Simon & Schuster
Hardcover (also available as an e-book, an audiobook, and on audio CD), 978-1-5011-5930-5, 320 pgs., $28
July 9, 2019
Pilots and sailors know that in a boundless expanse such as the sky or the sea, you have to choose a deliberate focal point, or crucial details will remain indistinguishable to the naked eye.
That’s the strategy behind Jeff Guinn’s The Vagabonds—it’s not about Edison, and it’s not about Ford; rather, this is a richly detailed view of their friendship, set against the backdrop of the early twentieth century. There are a dozen ways this strategy could go wrong—but it doesn’t. In fact, Vagabonds is a cohesive, richly detailed historical narrative that you get to live rather than just read.
The first thing I turn to in a nonfiction book is the reference section in the back to know if I can trust what I read up front. The plentiful factual details are there, and Guinn reports that he actually drove the route the Edison-Ford-Firestone party took on each of their road trips. Most importantly, Guinn resists the inclination to summarize and pronounce conclusions, the downfall of many historical accounts, in favor of an objective telling of detailed, factually supported research through which he achieves the ideal balance of a comprehensive narrative with a nearly invisible narrator. The end result is a vivid and fascinating reader experience.
The narrative opens in the early part of the twentieth century against the backdrop of industrialization and modernization that catapulted both Edison and his younger admirer Ford to national prominence as leaders, innovators, and social icons. The end result is a volatile interaction between not only the two inventors, but also their relationship and the wider perspective of America embracing not only the two innovators, but also their innovations. This is America waking up to modernization in both thinking and culture.
There are many startling revelations in the book, but again Guinn doesn’t preach or judge. Rather, the reader discovers the peculiar cultural biases—most startling, in Ford’s case, was his antisemitic strategies and Nazi recognition of his antisemitism by Hitler—and socio-political efforts by both men. There’s no modern context by which any of this could be judged, and Guinn wisely doesn’t try. Instead, the reader is fully immersed in the twentieth-century animas of America navigating the crises of two world wars and multiple financial disasters.

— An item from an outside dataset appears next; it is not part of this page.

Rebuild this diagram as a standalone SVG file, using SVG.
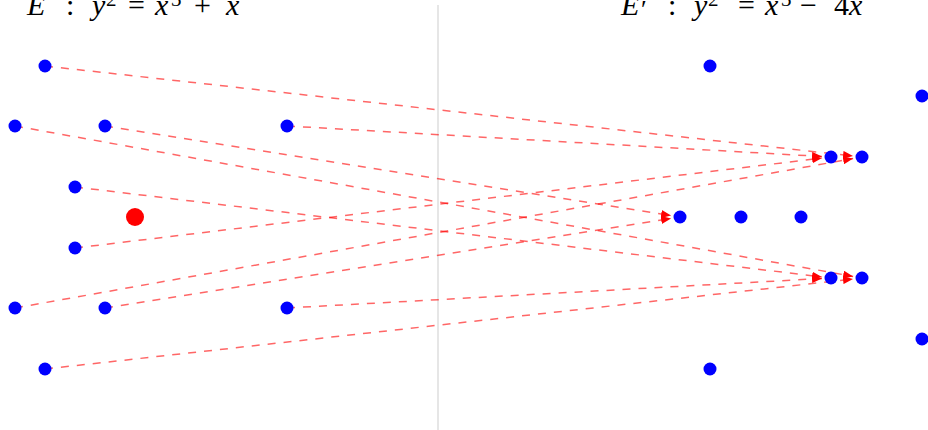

Ford and Edison each leveraged their cultural and political ethos not only to sell their products, but also their heartfelt visions for a better America. The hindsight of a century allows the reader a unique, fascinating perspective of a crucial period in American history. I would go so far as to say Guinn has created an essential companion reader for any American history course examining the early twentieth century.
Guinn’s style is smooth and easily readable, engaging and quietly self-effacing. The Vagabonds is an innovative, captivating, close-up experience that puts the reader in the driver’s seat—literally, with Ford and Edison aboard—on multiple, intriguing, often surprising road trips through not only American history, culture, and politics, but also the lives of two key twentieth century figures. I hated to see it end.
Jeff Guinn is an award-winning former investigative journalist, former books editor for the Fort Worth Star-Telegram, and the bestselling author of numerous books, including Go Down Together: The True Untold Story of Bonnie and Clyde; The Last Gunfight: The Real Story of the Shootout at the O.K. Corral—And How It Changed the West; Manson: The Life and Times of Charles Manson; and The Road to Jonestown: Jim Jones and Peoples Temple. Guinn lives in Fort Worth, Texas.